Mr. Walsh passed away over the weekend and I have been stewing about what to say. Pat Walsh was one of the more important people in Arkansas broadcasting and his office was, for the longest time, right down the hall from the ACLU. He and I talked more than once and he was always polite. The problem with radio is that folks act one way to your face and another behind your back, and I have no idea what he said when my back was turned. It really doesn't matter.

Walsh is part of a dying breed that needs to be remembered and appreciated. Now, I don't happen to think it took the brain of a nuclear physicist to run KAAY back in the heyday of rock and roll. He had a clear channel 50 thousand watt playtoy when there were no FM stations and the baby-boom kids like me were forming the largest youth culture movement in world history. We had the British invasion and big buying power. KAAY was a legend and he had the happy circumstance to be captain of the team.

I never worked for him, so I can only imagine that he had the typical mix of prejudice and childish peevishness that characterized most station managers. LIN Broadcasting was by the standards of its' day a big radio outfit. I imagine it owned 6 AM stations. SIX. Today, Clear Channel has a total fleet of over a thousand.

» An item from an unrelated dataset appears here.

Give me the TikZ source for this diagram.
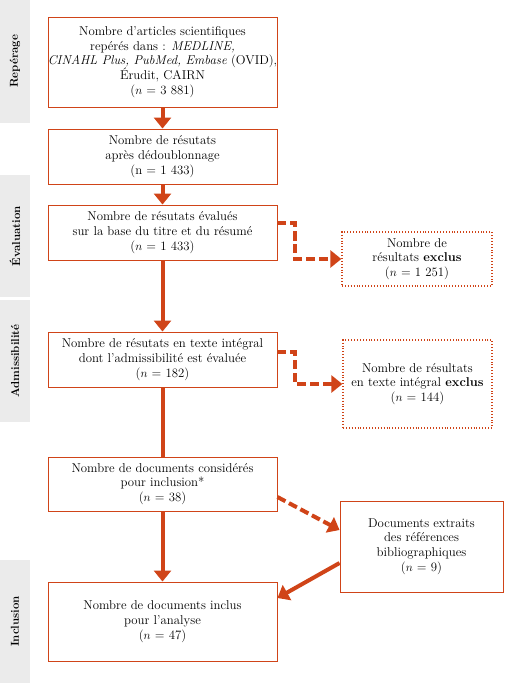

Radio was more regulated back then and stations cared more about community service and local news. Back in Mobile, I listened to KAAY, Emperor Webber, and the infamous "ear on Arkansas." There is hardly a radio station in any size market that would dare produce such an ambitious weekly program of political satire. They were obviously having some fun.

Pat Walsh was an old fashioned broadcasters. Whether or not he was a fan of mine, I prefer his breed of no good dirty rotten managers to the bunch that seems so prevalent now.